一方、比較例1の湿式短繊維不織布は、アスペクト比の小さい主体繊維を用いたため、厚さの高いものとなり、通気度が大きく、機械的特性に劣った。比較例2の湿式短繊維不織布は、アスペクト比の大きい主体繊維を用いたため、紡糸時に切れ糸が多発して、主体繊維の品位が悪くなり不織布の地合いが悪くなった。このため得られた不織布は、厚さが高いものとなり、通気度が大きく、機械的特性に劣っていた。比較例3の湿式短繊維不織布は、繊度の大きい主体繊維を用いたため、厚さが高いものとなり、通気度が大きく、機械的特性に劣っていた。比較例4の湿式短繊維不織布は、繊度の大きいバインダー繊維を用いたため、厚さの高いものとなり、通気度が大きく、機械的特性に劣った。比較例5の湿式短繊維不織布は、繊維長の長い主体繊維を用いたため、比較例7の湿式短繊維不織布は、繊維長の長いバインダー繊維を用いたため、ともに不織布の地合が悪くなり、厚さの高いものとなり、通気度が大きく、機械的特性にも劣った。比較例6の湿式短繊維不織布は、主体繊維の繊維長が短かったため、比較例8の湿式短繊維不織布は、バインダー繊維の繊維長が短かったため、ともに切断時に繊維同士の融着が発生しており、このため不織布の地合が悪くなり、厚さの高いものとなり、通気度が大きく、機械的特性に劣った。比較例9の湿式短繊維不織布は、バインダー繊維として、平均複屈折率が高く、伸度の低い短繊維を用いたため、ウエブを熱処理する際の温度が140℃では接着成分とならず、不織布を得ることができなかった。比較例10の湿式短繊維不織布は、バインダー繊維として、PETで構成される短繊維を用いなかったため、熱圧着加工を施すと、不織布中の接着成分(バインダー繊維が溶融したもの)がロール上に溶け出し、熱圧着加工を施すことができなかった。

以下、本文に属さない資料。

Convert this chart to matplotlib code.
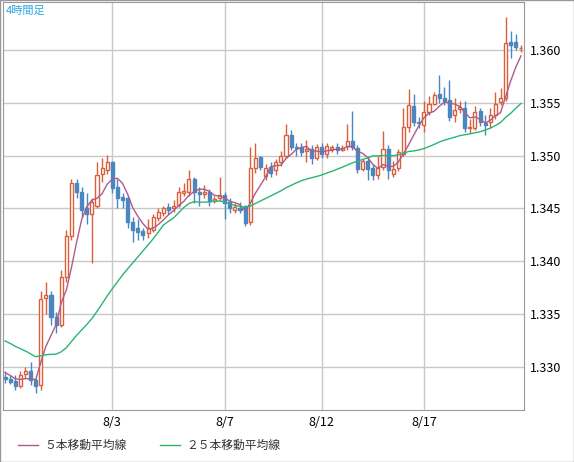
import matplotlib
matplotlib.use("Agg")
import matplotlib.pyplot as plt
from matplotlib.patches import Rectangle
import numpy as np
import pandas as pd

opens = [1.3291,1.3289,1.3287,1.3282,1.3293,1.3296,1.3288,1.3283,1.3365,1.3368,1.3347,1.3340,1.3385,1.3424,1.3474,1.3466,1.3450,1.3445,1.3452,1.3483,
         1.3486,1.3494,1.3470,1.3461,1.3460,1.3437,1.3432,1.3429,1.3427,1.3430,1.3441,1.3446,1.3451,1.3450,1.3453,1.3465,1.3466,1.3478,1.3466,1.3464,
         1.3466,1.3457,1.3460,1.3463,1.3456,1.3449,1.3450,1.3452,1.3437,1.3488,1.3499,1.3481,1.3489,1.3486,1.3494,1.3500,1.3520,1.3508,1.3508,1.3504,
         1.3506,1.3498,1.3508,1.3502,1.3506,1.3508,1.3505,1.3509,1.3514,1.3507,1.3487,1.3495,1.3488,1.3482,1.3489,1.3506,1.3483,1.3488,1.3502,1.3527,
         1.3547,1.3532,1.3529,1.3541,1.3549,1.3558,1.3555,1.3553,1.3538,1.3544,1.3545,1.3526,1.3526,1.3542,1.3531,1.3532,1.3538,1.3551,1.3555,1.3608,
         1.3608,1.3602]
closes = [1.3289,1.3286,1.3282,1.3292,1.3296,1.3288,1.3282,1.3364,1.3368,1.3347,1.3340,1.3385,1.3424,1.3474,1.3466,1.3449,1.3445,1.3456,1.3482,1.3488,
          1.3494,1.3469,1.3460,1.3458,1.3437,1.3430,1.3428,1.3425,1.3432,1.3442,1.3447,1.3450,1.3449,1.3452,1.3466,1.3467,1.3478,1.3466,1.3464,1.3466,
          1.3457,1.3459,1.3463,1.3455,1.3450,1.3451,1.3449,1.3436,1.3488,1.3498,1.3489,1.3488,1.3484,1.3494,1.3500,1.3520,1.3508,1.3507,1.3503,1.3506,
          1.3498,1.3508,1.3502,1.3509,1.3508,1.3505,1.3507,1.3514,1.3508,1.3487,1.3495,1.3487,1.3482,1.3488,1.3506,1.3486,1.3487,1.3503,1.3527,1.3548,
          1.3532,1.3531,1.3541,1.3549,1.3557,1.3555,1.3552,1.3537,1.3543,1.3546,1.3526,1.3527,1.3541,1.3532,1.3529,1.3538,1.3549,1.3555,1.3607,1.3605,
          1.3603,1.3602]
highs = [1.3296,1.3292,1.3292,1.3296,1.3300,1.3305,1.3290,1.3372,1.3380,1.3372,1.3352,1.3392,1.3430,1.3478,1.3478,1.3470,1.3465,1.3460,1.3494,1.3498,
         1.3501,1.3495,1.3478,1.3465,1.3462,1.3442,1.3440,1.3432,1.3440,1.3445,1.3450,1.3452,1.3455,1.3458,1.3470,1.3474,1.3486,1.3480,1.3470,1.3472,
         1.3468,1.3462,1.3480,1.3466,1.3460,1.3455,1.3456,1.3453,1.3508,1.3512,1.3500,1.3492,1.3494,1.3497,1.3504,1.3530,1.3524,1.3512,1.3512,1.3515,
         1.3510,1.3511,1.3512,1.3512,1.3510,1.3512,1.3510,1.3530,1.3542,1.3510,1.3497,1.3500,1.3492,1.3500,1.3523,1.3510,1.3495,1.3506,1.3545,1.3563,
         1.3558,1.3537,1.3552,1.3556,1.3560,1.3576,1.3565,1.3572,1.3555,1.3552,1.3552,1.3535,1.3547,1.3545,1.3538,1.3545,1.3560,1.3564,1.3631,1.3618,
         1.3615,1.3605]
lows = [1.3285,1.3284,1.3278,1.3280,1.3290,1.3283,1.3275,1.3278,1.3350,1.3340,1.3332,1.3338,1.3380,1.3420,1.3460,1.3442,1.3435,1.3398,1.3450,1.3475,
        1.3483,1.3465,1.3450,1.3450,1.3432,1.3418,1.3420,1.3420,1.3422,1.3428,1.3438,1.3443,1.3445,1.3447,1.3451,1.3462,1.3462,1.3455,1.3452,1.3460,
        1.3452,1.3455,1.3457,1.3440,1.3446,1.3446,1.3446,1.3433,1.3434,1.3484,1.3486,1.3477,1.3480,1.3482,1.3490,1.3498,1.3505,1.3500,1.3500,1.3494,
        1.3492,1.3496,1.3498,1.3498,1.3503,1.3502,1.3504,1.3505,1.3505,1.3484,1.3485,1.3477,1.3477,1.3478,1.3486,1.3478,1.3480,1.3485,1.3500,1.3522,
        1.3528,1.3526,1.3522,1.3538,1.3548,1.3550,1.3548,1.3533,1.3532,1.3540,1.3522,1.3521,1.3524,1.3528,1.3520,1.3526,1.3535,1.3548,1.3552,1.3592,
        1.3600,1.3598]
history_closes = [1.3345,1.3350,1.3348,1.3352,1.3355,1.3350,1.3345,1.3340,1.3338,1.3335,1.3330,1.3328,
                  1.3325,1.3322,1.3320,1.3318,1.3315,1.3312,1.3310,1.3305,1.3300,1.3298,1.3295,1.3292]
tick_idx = [21, 43, 62, 82]
tick_labels = ["8/3", "8/7", "8/12", "8/17"]
yticks = [1.330, 1.335, 1.340, 1.345, 1.350, 1.355, 1.360]

plt.rcParams['font.family'] = ['Noto Sans CJK JP', 'DejaVu Sans']
W, H = 574, 462
fig = plt.figure(figsize=(W/100, H/100), dpi=100)
ax = fig.add_axes([3/W, 52/H, 521/W, 408/H])

allc = pd.Series(history_closes + closes)
ma5 = allc.rolling(5).mean().values[len(history_closes):]
ma25 = allc.rolling(25, min_periods=1).mean().values[len(history_closes):]
x = np.arange(len(closes))

red, blue = '#d9603b', '#4a86c0'
for i in x:
    o, c = opens[i], closes[i]
    col = red if c >= o else blue
    ax.vlines(i, lows[i], highs[i], color=col, lw=1, zorder=3)
    lo, hi = min(o, c), max(o, c)
    h = max(hi - lo, 0.00003)
    if c >= o:
        ax.add_patch(Rectangle((i-0.3, lo), 0.6, h, facecolor='white', edgecolor=red, lw=1, zorder=4))
    else:
        ax.add_patch(Rectangle((i-0.3, lo), 0.6, h, facecolor=blue, edgecolor=blue, lw=1, zorder=4))

ax.plot(x, ma5, color='#b05a8a', lw=1, zorder=5)
ax.plot(x, ma25, color='#2db374', lw=1, zorder=5)

ax.set_xlim(-0.4, 101.6)
ax.set_ylim(1.32593, 1.36454)
ax.set_xticks(tick_idx)
ax.set_xticklabels(tick_labels, fontsize=9)
ax.set_yticks(yticks)
ax.set_yticklabels([f"{v:.3f}" for v in yticks], fontsize=9)
ax.yaxis.tick_right()
ax.tick_params(length=0, pad=4)
ax.grid(True, color='#c8c8c8', lw=1)
ax.set_axisbelow(True)
for s in ax.spines.values():
    s.set_color('#999999')
ax.text(0.005, 0.99, "4時間足", transform=ax.transAxes, color='#2aa8e0', fontsize=8, va='top')

fig.lines.append(plt.Line2D([18/W, 38/W], [17/H, 17/H], color='#b05a8a', lw=1, transform=fig.transFigure))
fig.text(44/W, 17/H, "５本移動平均線", fontsize=8.5, va='center', color='#333333')
fig.lines.append(plt.Line2D([160/W, 180/W], [17/H, 17/H], color='#2db374', lw=1, transform=fig.transFigure))
fig.text(186/W, 17/H, "２５本移動平均線", fontsize=8.5, va='center', color='#333333')
fig.patches.append(Rectangle((0, 0), 1, 1, transform=fig.transFigure, fill=False, edgecolor='#999999', lw=1))
fig.savefig("out.png", dpi=100)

また、ロール表面の汚れも非常に多かった。

Claims (1)

  1. 主体繊維として下記条件(1)を満足する短繊維を用い、バインダー繊維として下記条件(2)を満足する短繊維を用い、主体繊維とバインダー繊維とからなるウエブを作成した後、熱処理することにより得られたものであることを特徴とする湿式短繊維不織布。

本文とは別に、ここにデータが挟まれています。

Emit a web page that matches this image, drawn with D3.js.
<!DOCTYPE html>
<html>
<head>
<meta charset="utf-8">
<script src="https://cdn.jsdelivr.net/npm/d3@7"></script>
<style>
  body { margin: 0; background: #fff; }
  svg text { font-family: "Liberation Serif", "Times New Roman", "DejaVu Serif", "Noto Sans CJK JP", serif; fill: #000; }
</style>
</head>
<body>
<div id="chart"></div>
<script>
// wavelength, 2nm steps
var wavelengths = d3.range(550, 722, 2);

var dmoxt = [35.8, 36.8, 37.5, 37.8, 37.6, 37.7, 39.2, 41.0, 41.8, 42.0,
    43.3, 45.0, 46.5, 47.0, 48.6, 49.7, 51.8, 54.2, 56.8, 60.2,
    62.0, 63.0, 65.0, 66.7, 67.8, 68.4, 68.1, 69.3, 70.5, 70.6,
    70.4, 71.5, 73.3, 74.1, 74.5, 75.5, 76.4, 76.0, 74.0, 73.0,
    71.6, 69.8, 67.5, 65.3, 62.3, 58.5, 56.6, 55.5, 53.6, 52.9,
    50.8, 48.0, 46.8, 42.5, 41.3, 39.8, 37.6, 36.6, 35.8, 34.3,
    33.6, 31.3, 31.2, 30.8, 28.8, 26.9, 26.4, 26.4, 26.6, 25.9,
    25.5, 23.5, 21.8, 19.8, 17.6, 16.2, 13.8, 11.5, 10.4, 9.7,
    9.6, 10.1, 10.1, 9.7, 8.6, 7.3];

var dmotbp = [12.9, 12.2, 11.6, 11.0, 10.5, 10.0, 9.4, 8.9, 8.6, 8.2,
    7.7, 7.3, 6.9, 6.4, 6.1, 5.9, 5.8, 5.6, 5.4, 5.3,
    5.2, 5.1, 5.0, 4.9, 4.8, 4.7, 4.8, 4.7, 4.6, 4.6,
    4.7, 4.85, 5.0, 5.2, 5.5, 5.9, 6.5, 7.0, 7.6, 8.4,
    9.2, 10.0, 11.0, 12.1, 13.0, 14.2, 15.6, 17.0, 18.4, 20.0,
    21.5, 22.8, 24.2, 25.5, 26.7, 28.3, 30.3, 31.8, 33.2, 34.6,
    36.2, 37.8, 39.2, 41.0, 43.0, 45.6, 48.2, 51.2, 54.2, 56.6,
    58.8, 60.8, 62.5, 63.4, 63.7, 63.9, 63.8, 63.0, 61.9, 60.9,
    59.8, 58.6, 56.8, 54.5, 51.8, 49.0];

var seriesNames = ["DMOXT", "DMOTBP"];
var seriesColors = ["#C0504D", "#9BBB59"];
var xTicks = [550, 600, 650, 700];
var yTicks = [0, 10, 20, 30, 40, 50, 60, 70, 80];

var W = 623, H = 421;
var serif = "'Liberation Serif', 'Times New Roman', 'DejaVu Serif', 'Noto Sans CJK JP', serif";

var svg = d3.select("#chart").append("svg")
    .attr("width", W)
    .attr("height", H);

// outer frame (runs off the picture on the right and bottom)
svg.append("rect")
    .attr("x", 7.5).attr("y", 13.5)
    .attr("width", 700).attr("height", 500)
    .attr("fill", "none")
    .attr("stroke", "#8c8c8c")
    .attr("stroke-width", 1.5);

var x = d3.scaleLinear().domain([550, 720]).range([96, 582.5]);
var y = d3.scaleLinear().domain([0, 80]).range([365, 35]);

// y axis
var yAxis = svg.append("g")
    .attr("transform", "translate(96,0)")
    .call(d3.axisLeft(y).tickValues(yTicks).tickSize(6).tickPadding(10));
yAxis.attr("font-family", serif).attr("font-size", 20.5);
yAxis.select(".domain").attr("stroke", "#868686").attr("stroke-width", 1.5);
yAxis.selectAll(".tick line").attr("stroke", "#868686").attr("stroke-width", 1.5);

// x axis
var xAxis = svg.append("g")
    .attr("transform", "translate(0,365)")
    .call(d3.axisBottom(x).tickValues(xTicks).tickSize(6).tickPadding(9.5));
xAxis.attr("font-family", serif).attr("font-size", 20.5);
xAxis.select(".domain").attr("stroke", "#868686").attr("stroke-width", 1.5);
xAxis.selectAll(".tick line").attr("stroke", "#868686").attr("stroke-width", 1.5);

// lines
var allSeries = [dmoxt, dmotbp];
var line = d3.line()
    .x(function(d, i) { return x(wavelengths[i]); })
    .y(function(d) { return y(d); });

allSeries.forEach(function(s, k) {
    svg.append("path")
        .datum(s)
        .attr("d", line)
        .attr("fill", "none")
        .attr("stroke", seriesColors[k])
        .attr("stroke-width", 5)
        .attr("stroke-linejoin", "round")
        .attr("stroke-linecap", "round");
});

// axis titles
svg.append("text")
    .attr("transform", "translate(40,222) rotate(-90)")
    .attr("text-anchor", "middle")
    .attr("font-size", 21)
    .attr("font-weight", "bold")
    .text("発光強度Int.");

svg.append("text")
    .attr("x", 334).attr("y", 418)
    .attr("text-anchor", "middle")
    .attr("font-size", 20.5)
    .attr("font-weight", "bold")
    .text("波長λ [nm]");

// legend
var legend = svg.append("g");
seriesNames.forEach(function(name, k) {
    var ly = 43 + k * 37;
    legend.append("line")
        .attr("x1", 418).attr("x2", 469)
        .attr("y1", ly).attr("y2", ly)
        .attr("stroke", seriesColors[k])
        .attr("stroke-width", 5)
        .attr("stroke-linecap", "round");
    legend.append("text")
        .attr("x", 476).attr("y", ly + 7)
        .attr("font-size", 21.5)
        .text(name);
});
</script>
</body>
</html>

    条件(1):ポリエステルからなる短繊維であって、短繊維を構成する単繊維は、繊維の長手方向に対して垂直に切断した断面が扁平断面形状を呈しており、長辺と短辺の長さの比であるアスペクト比(長辺/短辺)が1.5〜6.0、繊維長が2〜20mm、単糸繊度が0.8〜4.0dtexであり、機械捲縮が付与されていないノークリンプの短繊維である。
    条件(2):エチレンテレフタレートを主たる繰り返し単位とするポリエチレンテレフタレートで構成される短繊維であって、平均複屈折率が0.03以下、伸度200%以上、繊維長が1〜20mm、単糸繊度が0.8〜3.5dtexであり、機械捲縮が付与されていないノークリンプの短繊維である。